Brief
Provide only the number of lines where "that" occurs.

# start of Supplied data

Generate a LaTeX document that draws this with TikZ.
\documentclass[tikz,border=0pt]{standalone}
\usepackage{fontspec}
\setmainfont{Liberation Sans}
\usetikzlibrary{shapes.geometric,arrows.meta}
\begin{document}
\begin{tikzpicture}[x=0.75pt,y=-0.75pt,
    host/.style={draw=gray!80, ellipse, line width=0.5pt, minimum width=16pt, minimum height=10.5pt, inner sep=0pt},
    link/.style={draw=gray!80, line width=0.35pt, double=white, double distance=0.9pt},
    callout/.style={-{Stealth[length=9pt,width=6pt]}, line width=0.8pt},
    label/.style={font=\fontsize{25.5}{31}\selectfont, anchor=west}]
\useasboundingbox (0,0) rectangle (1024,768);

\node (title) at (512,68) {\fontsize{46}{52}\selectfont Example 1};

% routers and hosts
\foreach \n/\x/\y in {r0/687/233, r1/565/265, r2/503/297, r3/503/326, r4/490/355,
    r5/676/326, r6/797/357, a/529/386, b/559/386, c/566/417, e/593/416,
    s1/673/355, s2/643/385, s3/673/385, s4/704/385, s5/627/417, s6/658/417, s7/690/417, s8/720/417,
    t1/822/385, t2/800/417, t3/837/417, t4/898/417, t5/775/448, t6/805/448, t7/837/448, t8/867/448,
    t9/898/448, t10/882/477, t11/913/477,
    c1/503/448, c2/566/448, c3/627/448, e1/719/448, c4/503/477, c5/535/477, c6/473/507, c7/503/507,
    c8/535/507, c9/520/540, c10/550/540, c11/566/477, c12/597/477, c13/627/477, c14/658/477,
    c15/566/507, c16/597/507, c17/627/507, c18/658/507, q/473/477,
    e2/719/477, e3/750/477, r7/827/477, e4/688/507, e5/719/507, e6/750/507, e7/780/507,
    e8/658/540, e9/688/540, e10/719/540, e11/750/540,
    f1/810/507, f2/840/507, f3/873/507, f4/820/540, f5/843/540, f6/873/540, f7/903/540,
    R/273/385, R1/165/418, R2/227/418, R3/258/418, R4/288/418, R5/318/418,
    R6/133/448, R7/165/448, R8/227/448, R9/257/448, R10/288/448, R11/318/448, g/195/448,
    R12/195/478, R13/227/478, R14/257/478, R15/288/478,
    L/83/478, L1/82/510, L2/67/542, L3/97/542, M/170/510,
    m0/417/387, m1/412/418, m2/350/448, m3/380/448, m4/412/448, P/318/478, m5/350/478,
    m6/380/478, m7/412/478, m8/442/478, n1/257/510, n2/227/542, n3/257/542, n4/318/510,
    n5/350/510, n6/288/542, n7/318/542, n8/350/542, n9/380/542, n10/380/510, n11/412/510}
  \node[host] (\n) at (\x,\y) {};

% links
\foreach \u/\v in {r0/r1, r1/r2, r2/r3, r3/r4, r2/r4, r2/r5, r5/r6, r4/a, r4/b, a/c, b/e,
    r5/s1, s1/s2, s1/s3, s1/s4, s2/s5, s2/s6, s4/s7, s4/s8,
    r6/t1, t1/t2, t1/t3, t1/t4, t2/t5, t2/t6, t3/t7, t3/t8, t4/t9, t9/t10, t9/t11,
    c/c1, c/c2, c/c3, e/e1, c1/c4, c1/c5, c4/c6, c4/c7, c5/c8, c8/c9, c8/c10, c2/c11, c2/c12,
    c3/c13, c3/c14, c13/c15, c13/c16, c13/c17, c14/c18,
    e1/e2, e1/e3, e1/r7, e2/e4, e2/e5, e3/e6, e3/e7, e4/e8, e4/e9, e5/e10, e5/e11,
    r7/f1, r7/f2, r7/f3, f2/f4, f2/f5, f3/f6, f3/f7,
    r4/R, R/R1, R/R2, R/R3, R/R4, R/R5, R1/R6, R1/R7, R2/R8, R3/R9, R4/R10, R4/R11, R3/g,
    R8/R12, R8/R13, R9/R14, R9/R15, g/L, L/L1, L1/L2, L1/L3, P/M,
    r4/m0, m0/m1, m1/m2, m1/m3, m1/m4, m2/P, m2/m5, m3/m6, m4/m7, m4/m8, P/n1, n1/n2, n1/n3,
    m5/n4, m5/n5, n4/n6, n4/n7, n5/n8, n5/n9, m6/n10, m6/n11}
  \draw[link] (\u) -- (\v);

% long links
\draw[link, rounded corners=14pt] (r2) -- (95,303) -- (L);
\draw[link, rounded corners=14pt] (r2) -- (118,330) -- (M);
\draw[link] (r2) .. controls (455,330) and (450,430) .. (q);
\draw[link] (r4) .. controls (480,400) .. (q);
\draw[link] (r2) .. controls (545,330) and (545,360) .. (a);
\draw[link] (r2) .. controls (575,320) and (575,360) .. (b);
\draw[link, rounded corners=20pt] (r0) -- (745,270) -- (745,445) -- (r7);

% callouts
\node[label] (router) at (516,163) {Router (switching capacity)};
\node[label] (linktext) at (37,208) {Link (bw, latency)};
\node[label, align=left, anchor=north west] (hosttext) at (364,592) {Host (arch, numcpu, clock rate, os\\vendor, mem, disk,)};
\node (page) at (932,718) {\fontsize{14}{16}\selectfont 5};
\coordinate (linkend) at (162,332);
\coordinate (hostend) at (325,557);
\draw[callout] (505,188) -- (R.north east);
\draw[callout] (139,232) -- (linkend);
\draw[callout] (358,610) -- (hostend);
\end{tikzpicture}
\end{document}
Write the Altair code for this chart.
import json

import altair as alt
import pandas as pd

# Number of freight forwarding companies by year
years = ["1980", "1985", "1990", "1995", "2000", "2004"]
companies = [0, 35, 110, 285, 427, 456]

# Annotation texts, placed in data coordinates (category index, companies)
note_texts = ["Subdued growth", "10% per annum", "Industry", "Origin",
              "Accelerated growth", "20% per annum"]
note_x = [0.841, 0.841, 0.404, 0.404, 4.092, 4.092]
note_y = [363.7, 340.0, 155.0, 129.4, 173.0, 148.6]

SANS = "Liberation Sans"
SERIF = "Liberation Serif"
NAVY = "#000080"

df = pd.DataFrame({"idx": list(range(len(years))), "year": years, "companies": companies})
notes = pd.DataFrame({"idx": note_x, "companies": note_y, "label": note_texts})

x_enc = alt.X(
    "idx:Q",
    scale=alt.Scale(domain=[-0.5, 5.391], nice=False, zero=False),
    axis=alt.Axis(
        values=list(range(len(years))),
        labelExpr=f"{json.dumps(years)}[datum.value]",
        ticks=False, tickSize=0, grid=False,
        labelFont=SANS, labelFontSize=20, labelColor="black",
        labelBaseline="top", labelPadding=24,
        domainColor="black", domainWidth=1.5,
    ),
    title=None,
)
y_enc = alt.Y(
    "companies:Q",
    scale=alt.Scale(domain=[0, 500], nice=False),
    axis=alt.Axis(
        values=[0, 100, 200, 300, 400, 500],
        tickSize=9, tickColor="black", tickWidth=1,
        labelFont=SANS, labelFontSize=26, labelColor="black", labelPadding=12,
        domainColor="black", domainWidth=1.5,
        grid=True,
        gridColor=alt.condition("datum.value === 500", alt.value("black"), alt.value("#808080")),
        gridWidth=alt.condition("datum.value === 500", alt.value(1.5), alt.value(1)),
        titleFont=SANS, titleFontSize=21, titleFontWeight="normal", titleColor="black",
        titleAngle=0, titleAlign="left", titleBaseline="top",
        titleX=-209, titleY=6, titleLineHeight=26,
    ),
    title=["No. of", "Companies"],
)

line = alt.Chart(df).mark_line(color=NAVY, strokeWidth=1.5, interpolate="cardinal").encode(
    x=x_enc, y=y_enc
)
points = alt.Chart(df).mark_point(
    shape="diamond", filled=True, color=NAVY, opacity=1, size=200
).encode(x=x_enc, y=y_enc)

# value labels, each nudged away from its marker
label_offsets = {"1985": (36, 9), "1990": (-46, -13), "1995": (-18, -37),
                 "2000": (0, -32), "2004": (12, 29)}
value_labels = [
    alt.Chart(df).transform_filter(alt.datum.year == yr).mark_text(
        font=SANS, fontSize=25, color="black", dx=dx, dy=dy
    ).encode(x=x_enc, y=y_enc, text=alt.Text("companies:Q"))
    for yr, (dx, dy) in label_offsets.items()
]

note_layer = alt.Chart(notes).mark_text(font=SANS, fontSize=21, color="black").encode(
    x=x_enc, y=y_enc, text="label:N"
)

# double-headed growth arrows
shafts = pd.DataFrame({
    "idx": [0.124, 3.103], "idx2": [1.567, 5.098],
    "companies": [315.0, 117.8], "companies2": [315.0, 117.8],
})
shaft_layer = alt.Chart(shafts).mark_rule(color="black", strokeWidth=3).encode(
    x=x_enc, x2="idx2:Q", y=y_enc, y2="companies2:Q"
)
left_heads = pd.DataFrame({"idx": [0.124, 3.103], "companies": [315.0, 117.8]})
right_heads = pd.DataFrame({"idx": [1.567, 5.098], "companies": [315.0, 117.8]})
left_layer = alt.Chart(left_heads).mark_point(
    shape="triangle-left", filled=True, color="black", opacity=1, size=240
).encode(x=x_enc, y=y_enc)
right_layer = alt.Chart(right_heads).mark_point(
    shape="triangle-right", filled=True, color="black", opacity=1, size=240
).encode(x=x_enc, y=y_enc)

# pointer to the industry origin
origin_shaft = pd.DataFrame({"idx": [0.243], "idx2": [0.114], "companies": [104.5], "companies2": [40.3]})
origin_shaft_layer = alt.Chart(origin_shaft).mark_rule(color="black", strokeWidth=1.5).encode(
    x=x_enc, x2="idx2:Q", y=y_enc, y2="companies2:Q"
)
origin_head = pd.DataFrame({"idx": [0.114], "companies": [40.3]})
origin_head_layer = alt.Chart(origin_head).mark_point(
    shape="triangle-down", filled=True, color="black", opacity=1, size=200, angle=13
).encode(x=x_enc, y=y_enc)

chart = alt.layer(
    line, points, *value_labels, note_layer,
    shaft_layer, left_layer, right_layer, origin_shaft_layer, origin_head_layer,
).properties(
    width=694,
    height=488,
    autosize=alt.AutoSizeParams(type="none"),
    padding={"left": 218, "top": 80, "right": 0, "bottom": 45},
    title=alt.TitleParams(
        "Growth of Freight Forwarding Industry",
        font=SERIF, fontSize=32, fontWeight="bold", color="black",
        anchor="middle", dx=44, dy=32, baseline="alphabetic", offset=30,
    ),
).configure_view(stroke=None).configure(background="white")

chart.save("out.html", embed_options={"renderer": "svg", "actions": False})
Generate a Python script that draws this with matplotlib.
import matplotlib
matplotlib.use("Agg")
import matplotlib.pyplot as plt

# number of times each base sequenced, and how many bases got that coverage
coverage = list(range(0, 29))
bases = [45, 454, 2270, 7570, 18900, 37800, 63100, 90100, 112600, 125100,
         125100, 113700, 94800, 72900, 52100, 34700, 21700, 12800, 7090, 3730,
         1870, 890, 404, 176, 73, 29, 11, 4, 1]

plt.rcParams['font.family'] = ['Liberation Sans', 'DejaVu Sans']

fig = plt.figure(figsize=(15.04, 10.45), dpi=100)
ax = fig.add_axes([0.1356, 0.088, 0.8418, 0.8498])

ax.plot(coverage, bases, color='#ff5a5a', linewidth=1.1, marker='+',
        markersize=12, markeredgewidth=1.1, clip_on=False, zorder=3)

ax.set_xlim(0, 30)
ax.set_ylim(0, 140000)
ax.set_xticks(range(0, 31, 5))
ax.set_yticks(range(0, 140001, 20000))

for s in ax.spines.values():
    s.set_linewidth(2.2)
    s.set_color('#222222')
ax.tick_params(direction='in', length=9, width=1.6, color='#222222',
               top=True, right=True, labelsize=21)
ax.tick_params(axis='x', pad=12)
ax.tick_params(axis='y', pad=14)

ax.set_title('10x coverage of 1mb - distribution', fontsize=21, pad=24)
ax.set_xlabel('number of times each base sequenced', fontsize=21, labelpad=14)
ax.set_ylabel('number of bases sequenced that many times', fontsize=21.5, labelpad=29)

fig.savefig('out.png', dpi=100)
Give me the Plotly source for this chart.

# end of Supplied data

Exercise output
4